The fact that the enforcement of a judgment in favor of a bondholder, by the levy of an execution upon property mortgaged to secure him and his associates, might disturb the ratable distribution of the mortgaged property and give him an inequitable preference over his associates, may furnish good ground for relief in equity in their favor. Pennock v. Coe, 23 How. 117, 131, 16 L. Ed. 436; New Orleans Pac. Ry. Co. v. Parker, 143 U. S. 42, 59, 12 Sup. Ct. 364, 36 L. Ed. 66; Jackson v. Ludeling, 21 Wall. 616, 632, 22 L. Ed. 492; Fish v. New York Waterproof Paper Co., 29 N. J. Eq. 16, 20. But that fact furnishes no defense for the mortgagor against an action at law upon his bond or note, which is the primary obligation to which the mortgage is an incident. The result is that the defendant did not state in its answer any facts sufficient to constitute a defense to the cause of action for the $37,000 and interest evidenced by the bonds held by the plaintiff.

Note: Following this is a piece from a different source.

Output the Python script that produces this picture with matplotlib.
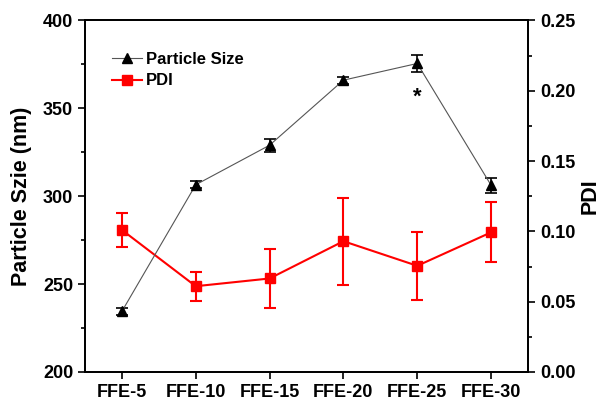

In the plaintiff’s statement of her cause of action for the coupons there is an averment that they were issued, that they have matured, and there is a prayer for judgment for the amount due upon them. There is an answer that they have been paid, and a reply which denies the averment of payment. The result is that, when the motion for judgment for the defendant was granted in the court below, there was a plain issue of fact between the plaintiff and the defendant upon the question whether or not the coupons had been paid. The *141plaintiff had a right to the trial of that issue by the jury, and the judgment against her without such a trial was clearly erroneous. The judgment below is reversed, and the case is remanded to the Circuit Court for farther proceedings not inconsistent with the views expressed in this opinion.